Das konnte ich nicht leugnen, warf zum Ausgleich aber einen Blick auf seine Stirnglatze.

Wir hatten uns zuletzt vor sieben Jahren auf dem Titanicbuchmessenfest gesehen. Damals war Oliver Schmitt noch Chefredakteur der Titanic, und ich schrieb für die Titanic-Kolumne „Briefe an die Leser“. Ich stand in der Redaktion, als Sonneborn einen Halbrenner herein trug, um damit eine Kiste Goldtaler zum Buchmessenstand zu bringen. Den Karton klemmte er sich zwischen den umgedrehten Rennlenker und machte sich wieder auf den Weg.

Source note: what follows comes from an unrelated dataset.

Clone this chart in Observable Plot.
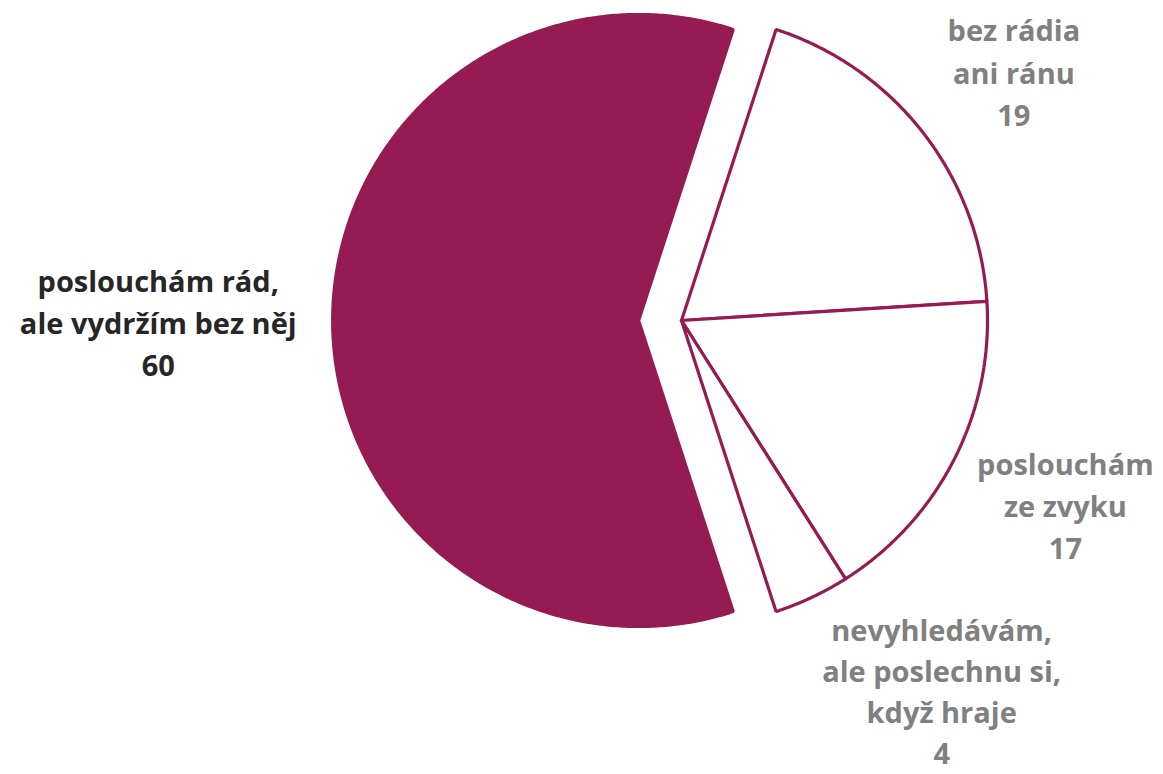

Ein Jahr später wurde er Chefredakteur. Inzwischen hat ihn der Essener Poet und langjährige Titanicredakteur Thomas Gsella abgelöst.

Einige seiner Aktionen stellte Sonneborn gestern Abend in Aachen vor. Und natürlich zeigte er auch die Wahlwerbespots der PARTEI, dessen Bundesvorsitzender er inzwischen ist. Diese Spots sind im ZDF und in der ARD gelaufen. Sonneborn gab kuriose Hintergrundinformationen dazu, denn man hatte in Anspielung auf den Schleichwerbungsskandal bei der ARD, Schleichwerbung an einen Billigflieger verkauft und in den Spots dreist für ihn geworben.

=> Während ich dort saß, dachte ich, dass es auch ein mühsames Brot ist, den Verkauf des eigenen Buches mit einer Lesereise anzukurbeln.

Satiriker haben es schwer in Deutschland. Die Studenten im Saal wollten sich amüsieren. Sie waren ein dankbares Publikum. Doch insgesamt tendiert der Deutsche wohl eher zu Comedie und Karnevalsklamauk. Eigentlich versteht der Deutsche nämlich keinen Spaß. Man nimmt alles sehr ernst bei uns. Deshalb findet man im Fernsehen kaum Satiresendungen.

Die Mitternachtsspitzen empfiehlt Traeumer heute.

Ich mache jetzt auch einmal Schleichwerbung und empfehle, etwas für die Hebung der Humorkultur in Deutschland zu tun. Deshalb: Mal wieder TITANIC lesen.